The opening moments are a grim circumstance of the ongoing apocalypse, and then we’re suddenly thrust 1,312 years into the future. We’re now in control of the same character, or at least a different incarnation of them, as they once again live their life around the attempted salvation of a younger sibling. We reside in a new world, but one where the impact of the apocalypse that befell our heroes can still be felt.

Nier Replicant English Voice Cast

Replicant’s explorable plains are filled with rusted ruins, remnants of the past that our hero views with curious intrigue. Your hometown contains a library whose tomes are illegible, told in a language that sadly wasn’t carried through the ages. History has become a fractured mess of misremembered events and decaying artefacts that only piece together small fragments of how this land came to be, and that’s exactly what makes it so compelling.

As the player, we are fully aware of what happened here, and how we’ve moved forward in time to a place where everything is different. Our characters exist in a state of blissful ignorance, a mindset that only shifts as the morbid circumstances behind their lives are slowly brought to the forefront. This hope eventually changes into anguish, but there’s always something for Nier, Kaine, and Emil to fight for despite everything.

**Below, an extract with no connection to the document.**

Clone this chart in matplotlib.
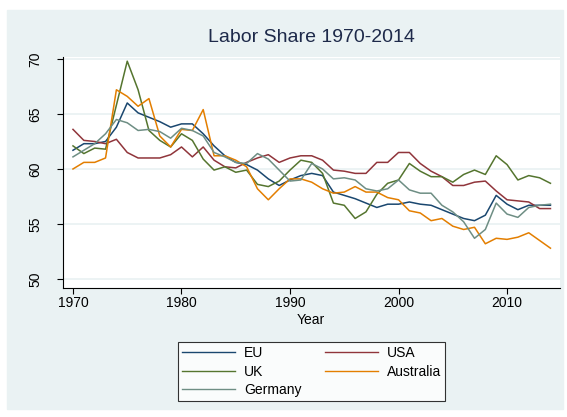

But outside of the main narrative, I simply enjoy existing in Replicant’s world. It’s eerily quiet and superbly understated. Once the introduction is out of the way, you are thrown into the modern day and given relative free rein to explore. Melancholic music accompanies our first hesitant steps around town, its populace eager to greet us and tell us about their day. Everything seems normal and oddly cheerful, because these people aren’t worrying about the world ending, they’re just trying to survive within their means.

Nier Replicant

Sure, the monsters that emerge in the darkness are a bit of nuisance, but they’ve never known any different, so their presence is normal. Their true intentions will become clear soon, but our hero feels the same, simply dealing with them like any other threat in this battered, broken place. It’s peaceful, a vision of the apocalypse that invites you to focus on its sprawling beauty instead of grimacing at rusted buildings and endless streams of violence.

The darkness instead sits within its writing and character studies, the colourful setting acting as a temporary blanket of security. Automata is very similar, also presenting an alluring apocalypse that isn’t disgusting in the slightest. It invites us in with endless locales that feel familiar, like a family home that has been abandoned and left to rot over the years. We can recognise some aspects of the places we explore, but they’ve been warped just enough by the cruel mistress of time that they feel almost alien, yet tinged with a drop of welcoming.

Replicant is a joy to explore, but not because it’s an extravagant landscape filled with foreign pleasures like the majority of JRPGs. Instead, it’s bleak and relatable, a vision of our existing planet warped by time and the apocalyptic circumstances that underpin it. But like most extinction events, living beings emerge out of the wreckage and build something new. Yoko Taro’s invention does just that, and that’s where so much of the resplendence awaits. It’s so far removed from the status quo that we have to start asking questions, while with The Last of Us or Doom Eternal, the writing is very much on the wall.